### [What you will do]
Retype, please, the listing from its opening line through the line that contains "const tickYearsA = [2004, 2005, 2006];", both included, without the pictures.

### [Source excerpt]
** start **

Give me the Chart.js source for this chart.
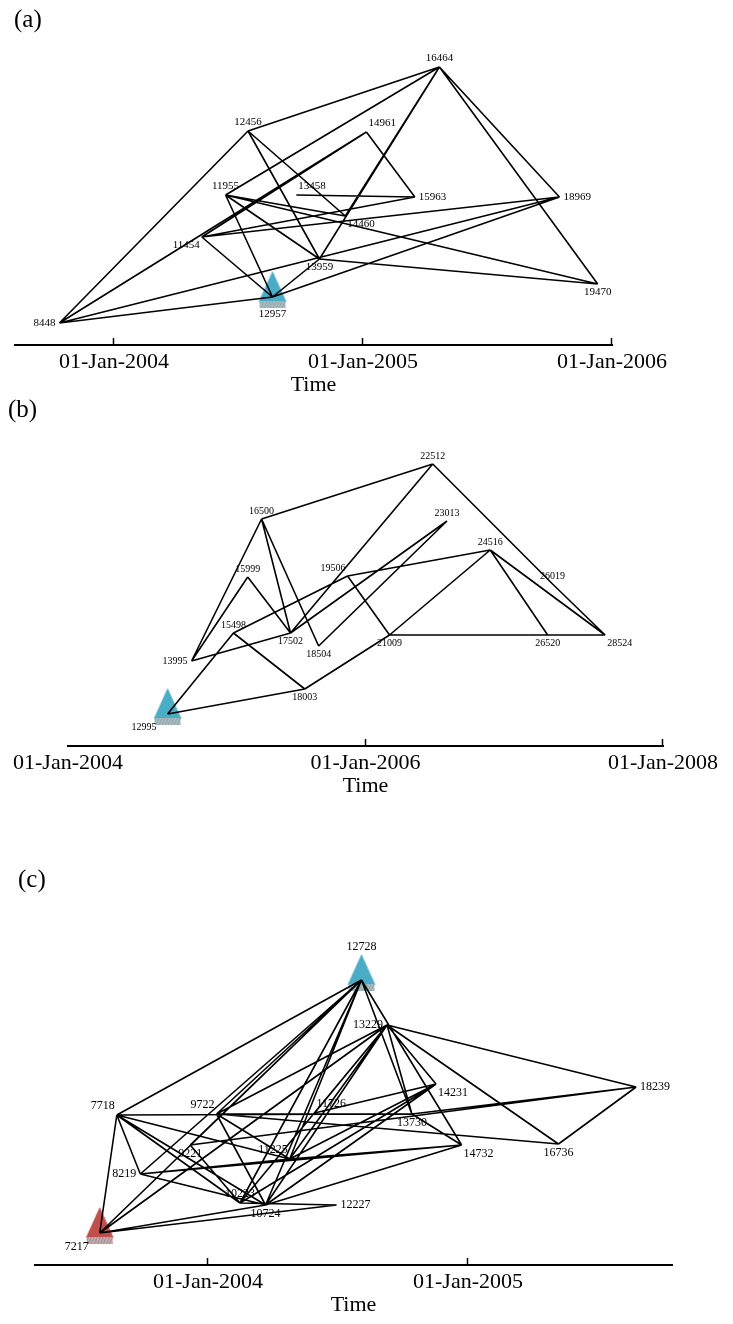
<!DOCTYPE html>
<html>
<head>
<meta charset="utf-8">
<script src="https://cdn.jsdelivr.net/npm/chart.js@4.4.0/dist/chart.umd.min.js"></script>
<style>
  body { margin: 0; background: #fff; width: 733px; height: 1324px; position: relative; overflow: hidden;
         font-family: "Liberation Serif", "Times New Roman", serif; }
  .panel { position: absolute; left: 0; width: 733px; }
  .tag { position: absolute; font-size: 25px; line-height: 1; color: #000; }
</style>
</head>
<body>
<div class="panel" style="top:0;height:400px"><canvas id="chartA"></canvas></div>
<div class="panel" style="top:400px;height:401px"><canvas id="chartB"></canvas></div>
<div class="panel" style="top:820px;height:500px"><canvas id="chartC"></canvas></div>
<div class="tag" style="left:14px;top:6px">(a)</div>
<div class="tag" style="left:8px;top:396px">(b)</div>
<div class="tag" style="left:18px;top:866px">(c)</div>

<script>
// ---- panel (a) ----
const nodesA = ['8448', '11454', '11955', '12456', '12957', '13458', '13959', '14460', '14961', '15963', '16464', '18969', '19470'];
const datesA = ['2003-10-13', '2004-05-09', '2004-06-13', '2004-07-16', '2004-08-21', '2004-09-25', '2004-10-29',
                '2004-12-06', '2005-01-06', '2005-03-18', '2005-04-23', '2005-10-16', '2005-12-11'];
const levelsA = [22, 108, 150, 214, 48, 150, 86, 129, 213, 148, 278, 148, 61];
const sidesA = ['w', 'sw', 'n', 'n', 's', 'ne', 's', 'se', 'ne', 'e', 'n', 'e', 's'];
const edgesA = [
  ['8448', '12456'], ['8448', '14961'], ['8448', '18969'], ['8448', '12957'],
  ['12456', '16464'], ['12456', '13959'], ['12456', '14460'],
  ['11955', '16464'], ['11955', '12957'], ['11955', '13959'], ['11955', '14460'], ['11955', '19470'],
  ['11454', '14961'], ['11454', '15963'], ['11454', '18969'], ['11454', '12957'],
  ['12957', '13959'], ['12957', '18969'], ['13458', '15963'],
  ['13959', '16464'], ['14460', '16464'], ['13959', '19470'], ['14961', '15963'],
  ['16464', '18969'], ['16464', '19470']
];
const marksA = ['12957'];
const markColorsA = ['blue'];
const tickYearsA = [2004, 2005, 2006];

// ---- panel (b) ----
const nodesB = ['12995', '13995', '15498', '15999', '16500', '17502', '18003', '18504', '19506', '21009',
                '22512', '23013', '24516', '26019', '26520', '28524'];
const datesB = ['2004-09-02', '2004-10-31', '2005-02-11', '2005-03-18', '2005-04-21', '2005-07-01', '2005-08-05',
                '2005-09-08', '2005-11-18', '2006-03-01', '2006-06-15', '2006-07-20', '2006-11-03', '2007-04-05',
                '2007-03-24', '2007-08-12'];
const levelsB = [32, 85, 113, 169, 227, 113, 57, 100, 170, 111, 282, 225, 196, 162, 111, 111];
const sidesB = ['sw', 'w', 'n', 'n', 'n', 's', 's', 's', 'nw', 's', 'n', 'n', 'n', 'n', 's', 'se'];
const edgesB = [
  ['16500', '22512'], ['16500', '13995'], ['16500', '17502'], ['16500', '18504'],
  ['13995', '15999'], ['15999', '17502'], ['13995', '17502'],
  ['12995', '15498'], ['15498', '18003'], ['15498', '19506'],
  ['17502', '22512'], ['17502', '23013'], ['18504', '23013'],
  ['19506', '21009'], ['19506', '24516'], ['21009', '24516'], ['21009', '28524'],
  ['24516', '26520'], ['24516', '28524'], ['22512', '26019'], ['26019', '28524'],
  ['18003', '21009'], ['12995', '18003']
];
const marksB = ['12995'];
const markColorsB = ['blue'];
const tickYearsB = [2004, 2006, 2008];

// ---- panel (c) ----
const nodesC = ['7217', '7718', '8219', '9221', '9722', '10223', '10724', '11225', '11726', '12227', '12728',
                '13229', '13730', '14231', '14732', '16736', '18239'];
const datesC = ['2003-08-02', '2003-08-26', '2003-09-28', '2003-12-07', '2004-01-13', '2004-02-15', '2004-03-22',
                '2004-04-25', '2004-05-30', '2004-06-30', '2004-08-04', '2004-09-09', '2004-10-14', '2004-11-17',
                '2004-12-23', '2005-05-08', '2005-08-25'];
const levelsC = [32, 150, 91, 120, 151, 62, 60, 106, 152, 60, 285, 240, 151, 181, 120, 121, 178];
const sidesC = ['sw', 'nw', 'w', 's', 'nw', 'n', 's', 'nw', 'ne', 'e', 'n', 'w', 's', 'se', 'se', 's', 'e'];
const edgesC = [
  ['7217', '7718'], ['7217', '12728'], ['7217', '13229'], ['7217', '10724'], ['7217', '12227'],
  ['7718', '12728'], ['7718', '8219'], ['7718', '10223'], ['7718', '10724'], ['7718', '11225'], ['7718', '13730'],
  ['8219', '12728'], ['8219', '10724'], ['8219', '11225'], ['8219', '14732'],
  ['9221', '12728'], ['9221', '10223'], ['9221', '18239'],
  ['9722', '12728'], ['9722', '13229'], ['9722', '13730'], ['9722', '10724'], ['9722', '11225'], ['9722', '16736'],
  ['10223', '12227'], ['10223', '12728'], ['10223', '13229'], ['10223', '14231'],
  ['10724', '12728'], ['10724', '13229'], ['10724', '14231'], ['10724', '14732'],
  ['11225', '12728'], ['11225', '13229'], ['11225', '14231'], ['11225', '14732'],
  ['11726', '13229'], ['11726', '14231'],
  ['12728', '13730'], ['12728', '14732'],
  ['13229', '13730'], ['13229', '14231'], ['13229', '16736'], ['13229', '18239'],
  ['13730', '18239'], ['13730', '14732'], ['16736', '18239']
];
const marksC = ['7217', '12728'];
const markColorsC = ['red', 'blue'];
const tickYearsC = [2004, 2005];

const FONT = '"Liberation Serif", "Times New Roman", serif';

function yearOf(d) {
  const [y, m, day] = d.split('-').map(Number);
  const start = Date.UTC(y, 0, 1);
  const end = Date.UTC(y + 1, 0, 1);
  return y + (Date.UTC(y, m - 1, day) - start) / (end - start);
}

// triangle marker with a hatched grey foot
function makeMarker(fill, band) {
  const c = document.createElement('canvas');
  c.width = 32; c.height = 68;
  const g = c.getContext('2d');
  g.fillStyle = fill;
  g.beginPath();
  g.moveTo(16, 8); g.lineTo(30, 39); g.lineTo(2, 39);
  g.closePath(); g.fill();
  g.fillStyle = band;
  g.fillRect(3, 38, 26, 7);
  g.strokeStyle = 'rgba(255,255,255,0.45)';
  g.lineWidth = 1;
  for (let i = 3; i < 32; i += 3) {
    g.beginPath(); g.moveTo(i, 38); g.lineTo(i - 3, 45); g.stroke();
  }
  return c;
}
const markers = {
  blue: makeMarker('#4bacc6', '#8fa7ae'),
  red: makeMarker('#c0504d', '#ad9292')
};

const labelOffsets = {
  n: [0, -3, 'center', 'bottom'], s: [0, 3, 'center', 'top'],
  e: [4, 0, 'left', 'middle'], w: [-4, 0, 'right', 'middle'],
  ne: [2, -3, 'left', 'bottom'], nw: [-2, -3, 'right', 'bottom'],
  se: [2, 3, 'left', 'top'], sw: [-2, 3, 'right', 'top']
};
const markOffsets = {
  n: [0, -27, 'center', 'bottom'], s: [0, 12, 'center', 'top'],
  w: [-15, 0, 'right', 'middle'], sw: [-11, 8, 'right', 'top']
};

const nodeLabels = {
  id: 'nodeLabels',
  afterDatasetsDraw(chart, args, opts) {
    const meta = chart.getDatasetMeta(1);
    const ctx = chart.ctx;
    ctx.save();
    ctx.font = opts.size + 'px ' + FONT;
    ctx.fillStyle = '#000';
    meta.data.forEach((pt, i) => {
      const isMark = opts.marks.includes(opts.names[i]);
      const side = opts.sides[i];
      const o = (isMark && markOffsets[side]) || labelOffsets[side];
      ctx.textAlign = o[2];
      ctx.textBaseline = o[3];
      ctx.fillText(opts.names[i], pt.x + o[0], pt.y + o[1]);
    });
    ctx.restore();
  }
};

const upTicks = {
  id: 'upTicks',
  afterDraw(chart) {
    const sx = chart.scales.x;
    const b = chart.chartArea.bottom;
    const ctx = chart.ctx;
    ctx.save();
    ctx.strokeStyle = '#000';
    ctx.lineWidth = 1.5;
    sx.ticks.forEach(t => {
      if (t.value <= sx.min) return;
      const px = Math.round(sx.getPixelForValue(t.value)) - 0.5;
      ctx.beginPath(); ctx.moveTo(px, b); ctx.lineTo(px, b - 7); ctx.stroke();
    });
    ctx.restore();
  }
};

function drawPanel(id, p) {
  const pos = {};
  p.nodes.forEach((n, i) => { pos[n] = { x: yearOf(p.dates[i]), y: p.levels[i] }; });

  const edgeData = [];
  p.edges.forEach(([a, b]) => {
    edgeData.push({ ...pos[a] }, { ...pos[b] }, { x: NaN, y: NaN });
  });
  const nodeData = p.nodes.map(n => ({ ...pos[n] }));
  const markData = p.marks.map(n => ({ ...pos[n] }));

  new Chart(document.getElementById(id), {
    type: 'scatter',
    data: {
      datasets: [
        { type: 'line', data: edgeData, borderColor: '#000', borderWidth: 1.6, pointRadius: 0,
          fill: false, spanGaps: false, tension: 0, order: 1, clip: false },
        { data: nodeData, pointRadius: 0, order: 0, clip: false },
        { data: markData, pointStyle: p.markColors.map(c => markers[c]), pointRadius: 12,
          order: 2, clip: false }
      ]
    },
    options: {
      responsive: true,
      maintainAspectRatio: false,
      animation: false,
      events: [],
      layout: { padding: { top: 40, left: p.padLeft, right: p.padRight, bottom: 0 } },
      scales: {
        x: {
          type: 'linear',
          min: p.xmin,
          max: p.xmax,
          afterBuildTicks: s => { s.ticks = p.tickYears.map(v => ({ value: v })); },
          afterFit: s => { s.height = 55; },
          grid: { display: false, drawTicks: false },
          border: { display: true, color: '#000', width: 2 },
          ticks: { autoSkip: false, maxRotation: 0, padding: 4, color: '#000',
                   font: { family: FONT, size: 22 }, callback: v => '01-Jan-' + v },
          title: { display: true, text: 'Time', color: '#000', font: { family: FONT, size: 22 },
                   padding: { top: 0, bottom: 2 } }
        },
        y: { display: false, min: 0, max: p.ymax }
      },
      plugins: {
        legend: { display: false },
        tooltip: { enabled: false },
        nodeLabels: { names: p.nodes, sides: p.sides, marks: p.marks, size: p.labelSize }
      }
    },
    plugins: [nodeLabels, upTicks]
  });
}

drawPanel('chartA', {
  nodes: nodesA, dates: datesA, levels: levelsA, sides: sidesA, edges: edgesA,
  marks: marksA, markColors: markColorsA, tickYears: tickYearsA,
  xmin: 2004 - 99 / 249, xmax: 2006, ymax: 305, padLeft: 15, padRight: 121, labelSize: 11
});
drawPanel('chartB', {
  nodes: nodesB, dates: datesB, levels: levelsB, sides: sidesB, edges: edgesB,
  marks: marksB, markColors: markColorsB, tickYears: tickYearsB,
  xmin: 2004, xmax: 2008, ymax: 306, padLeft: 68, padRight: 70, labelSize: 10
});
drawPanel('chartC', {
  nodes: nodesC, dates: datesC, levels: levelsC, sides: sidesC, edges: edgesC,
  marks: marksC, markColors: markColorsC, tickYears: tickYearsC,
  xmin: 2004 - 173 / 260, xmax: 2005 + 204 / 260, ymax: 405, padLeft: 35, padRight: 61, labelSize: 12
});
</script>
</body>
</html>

** end **

### [Solution for this exercise]
Give me the Chart.js source for this chart.
<!DOCTYPE html>
<html>
<head>
<meta charset="utf-8">
<script src="https://cdn.jsdelivr.net/npm/chart.js@4.4.0/dist/chart.umd.min.js"></script>
<style>
  body { margin: 0; background: #fff; width: 733px; height: 1324px; position: relative; overflow: hidden;
         font-family: "Liberation Serif", "Times New Roman", serif; }
  .panel { position: absolute; left: 0; width: 733px; }
  .tag { position: absolute; font-size: 25px; line-height: 1; color: #000; }
</style>
</head>
<body>
<div class="panel" style="top:0;height:400px"><canvas id="chartA"></canvas></div>
<div class="panel" style="top:400px;height:401px"><canvas id="chartB"></canvas></div>
<div class="panel" style="top:820px;height:500px"><canvas id="chartC"></canvas></div>
<div class="tag" style="left:14px;top:6px">(a)</div>
<div class="tag" style="left:8px;top:396px">(b)</div>
<div class="tag" style="left:18px;top:866px">(c)</div>

<script>
// ---- panel (a) ----
const nodesA = ['8448', '11454', '11955', '12456', '12957', '13458', '13959', '14460', '14961', '15963', '16464', '18969', '19470'];
const datesA = ['2003-10-13', '2004-05-09', '2004-06-13', '2004-07-16', '2004-08-21', '2004-09-25', '2004-10-29',
                '2004-12-06', '2005-01-06', '2005-03-18', '2005-04-23', '2005-10-16', '2005-12-11'];
const levelsA = [22, 108, 150, 214, 48, 150, 86, 129, 213, 148, 278, 148, 61];
const sidesA = ['w', 'sw', 'n', 'n', 's', 'ne', 's', 'se', 'ne', 'e', 'n', 'e', 's'];
const edgesA = [
  ['8448', '12456'], ['8448', '14961'], ['8448', '18969'], ['8448', '12957'],
  ['12456', '16464'], ['12456', '13959'], ['12456', '14460'],
  ['11955', '16464'], ['11955', '12957'], ['11955', '13959'], ['11955', '14460'], ['11955', '19470'],
  ['11454', '14961'], ['11454', '15963'], ['11454', '18969'], ['11454', '12957'],
  ['12957', '13959'], ['12957', '18969'], ['13458', '15963'],
  ['13959', '16464'], ['14460', '16464'], ['13959', '19470'], ['14961', '15963'],
  ['16464', '18969'], ['16464', '19470']
];
const marksA = ['12957'];
const markColorsA = ['blue'];
const tickYearsA = [2004, 2005, 2006];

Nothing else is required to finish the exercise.